▶ Requirement
Return the whole listing, keeping every character the same.
::: Source excerpt
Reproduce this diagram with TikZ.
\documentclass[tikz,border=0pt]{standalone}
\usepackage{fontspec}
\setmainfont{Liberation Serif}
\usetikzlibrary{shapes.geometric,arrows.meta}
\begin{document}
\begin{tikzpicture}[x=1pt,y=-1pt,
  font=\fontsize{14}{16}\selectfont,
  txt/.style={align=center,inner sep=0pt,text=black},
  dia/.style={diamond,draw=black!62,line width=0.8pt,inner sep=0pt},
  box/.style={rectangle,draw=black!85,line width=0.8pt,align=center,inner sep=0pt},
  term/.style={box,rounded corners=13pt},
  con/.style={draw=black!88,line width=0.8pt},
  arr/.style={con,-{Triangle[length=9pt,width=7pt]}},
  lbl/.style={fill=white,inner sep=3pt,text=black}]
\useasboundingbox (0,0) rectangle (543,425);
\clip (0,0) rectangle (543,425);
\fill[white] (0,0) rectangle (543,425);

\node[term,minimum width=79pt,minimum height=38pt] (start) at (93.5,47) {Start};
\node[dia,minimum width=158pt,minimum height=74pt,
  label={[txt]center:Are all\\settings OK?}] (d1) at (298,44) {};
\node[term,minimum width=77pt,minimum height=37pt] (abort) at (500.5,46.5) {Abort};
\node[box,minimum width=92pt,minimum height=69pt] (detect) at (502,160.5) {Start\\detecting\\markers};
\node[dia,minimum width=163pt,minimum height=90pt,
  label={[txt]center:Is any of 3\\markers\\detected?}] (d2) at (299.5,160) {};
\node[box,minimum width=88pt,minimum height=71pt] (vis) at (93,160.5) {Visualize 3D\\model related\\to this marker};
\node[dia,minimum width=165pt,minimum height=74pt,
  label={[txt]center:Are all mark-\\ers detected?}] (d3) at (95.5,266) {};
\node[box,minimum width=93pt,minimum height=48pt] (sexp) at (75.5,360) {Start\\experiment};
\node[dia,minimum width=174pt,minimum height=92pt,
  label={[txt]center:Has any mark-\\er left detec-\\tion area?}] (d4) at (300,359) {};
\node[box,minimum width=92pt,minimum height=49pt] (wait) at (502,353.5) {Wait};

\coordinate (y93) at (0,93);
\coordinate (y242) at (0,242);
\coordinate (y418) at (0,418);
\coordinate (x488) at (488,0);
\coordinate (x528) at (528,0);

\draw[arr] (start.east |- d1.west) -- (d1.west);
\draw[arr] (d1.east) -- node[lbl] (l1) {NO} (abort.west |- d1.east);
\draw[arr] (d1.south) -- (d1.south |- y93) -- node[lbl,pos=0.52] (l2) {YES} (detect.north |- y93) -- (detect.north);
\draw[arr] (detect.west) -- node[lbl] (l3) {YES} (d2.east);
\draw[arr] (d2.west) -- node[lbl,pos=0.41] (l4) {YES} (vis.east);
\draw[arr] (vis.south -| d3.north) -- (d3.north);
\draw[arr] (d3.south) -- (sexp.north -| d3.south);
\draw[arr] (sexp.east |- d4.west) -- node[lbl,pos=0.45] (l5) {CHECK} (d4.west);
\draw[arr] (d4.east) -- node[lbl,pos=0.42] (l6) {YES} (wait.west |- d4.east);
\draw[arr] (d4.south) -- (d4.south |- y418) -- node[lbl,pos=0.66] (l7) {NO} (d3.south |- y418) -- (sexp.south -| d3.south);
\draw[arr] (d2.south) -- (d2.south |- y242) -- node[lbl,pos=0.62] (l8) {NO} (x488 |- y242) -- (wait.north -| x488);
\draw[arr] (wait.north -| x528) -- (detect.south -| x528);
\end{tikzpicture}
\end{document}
::::::
▶ Completed exercise
Reproduce this diagram with TikZ.
\documentclass[tikz,border=0pt]{standalone}
\usepackage{fontspec}
\setmainfont{Liberation Serif}
\usetikzlibrary{shapes.geometric,arrows.meta}
\begin{document}
\begin{tikzpicture}[x=1pt,y=-1pt,
  font=\fontsize{14}{16}\selectfont,
  txt/.style={align=center,inner sep=0pt,text=black},
  dia/.style={diamond,draw=black!62,line width=0.8pt,inner sep=0pt},
  box/.style={rectangle,draw=black!85,line width=0.8pt,align=center,inner sep=0pt},
  term/.style={box,rounded corners=13pt},
  con/.style={draw=black!88,line width=0.8pt},
  arr/.style={con,-{Triangle[length=9pt,width=7pt]}},
  lbl/.style={fill=white,inner sep=3pt,text=black}]
\useasboundingbox (0,0) rectangle (543,425);
\clip (0,0) rectangle (543,425);
\fill[white] (0,0) rectangle (543,425);

\node[term,minimum width=79pt,minimum height=38pt] (start) at (93.5,47) {Start};
\node[dia,minimum width=158pt,minimum height=74pt,
  label={[txt]center:Are all\\settings OK?}] (d1) at (298,44) {};
\node[term,minimum width=77pt,minimum height=37pt] (abort) at (500.5,46.5) {Abort};
\node[box,minimum width=92pt,minimum height=69pt] (detect) at (502,160.5) {Start\\detecting\\markers};
\node[dia,minimum width=163pt,minimum height=90pt,
  label={[txt]center:Is any of 3\\markers\\detected?}] (d2) at (299.5,160) {};
\node[box,minimum width=88pt,minimum height=71pt] (vis) at (93,160.5) {Visualize 3D\\model related\\to this marker};
\node[dia,minimum width=165pt,minimum height=74pt,
  label={[txt]center:Are all mark-\\ers detected?}] (d3) at (95.5,266) {};
\node[box,minimum width=93pt,minimum height=48pt] (sexp) at (75.5,360) {Start\\experiment};
\node[dia,minimum width=174pt,minimum height=92pt,
  label={[txt]center:Has any mark-\\er left detec-\\tion area?}] (d4) at (300,359) {};
\node[box,minimum width=92pt,minimum height=49pt] (wait) at (502,353.5) {Wait};

\coordinate (y93) at (0,93);
\coordinate (y242) at (0,242);
\coordinate (y418) at (0,418);
\coordinate (x488) at (488,0);
\coordinate (x528) at (528,0);

\draw[arr] (start.east |- d1.west) -- (d1.west);
\draw[arr] (d1.east) -- node[lbl] (l1) {NO} (abort.west |- d1.east);
\draw[arr] (d1.south) -- (d1.south |- y93) -- node[lbl,pos=0.52] (l2) {YES} (detect.north |- y93) -- (detect.north);
\draw[arr] (detect.west) -- node[lbl] (l3) {YES} (d2.east);
\draw[arr] (d2.west) -- node[lbl,pos=0.41] (l4) {YES} (vis.east);
\draw[arr] (vis.south -| d3.north) -- (d3.north);
\draw[arr] (d3.south) -- (sexp.north -| d3.south);
\draw[arr] (sexp.east |- d4.west) -- node[lbl,pos=0.45] (l5) {CHECK} (d4.west);
\draw[arr] (d4.east) -- node[lbl,pos=0.42] (l6) {YES} (wait.west |- d4.east);
\draw[arr] (d4.south) -- (d4.south |- y418) -- node[lbl,pos=0.66] (l7) {NO} (d3.south |- y418) -- (sexp.south -| d3.south);
\draw[arr] (d2.south) -- (d2.south |- y242) -- node[lbl,pos=0.62] (l8) {NO} (x488 |- y242) -- (wait.north -| x488);
\draw[arr] (wait.north -| x528) -- (detect.south -| x528);
\end{tikzpicture}
\end{document}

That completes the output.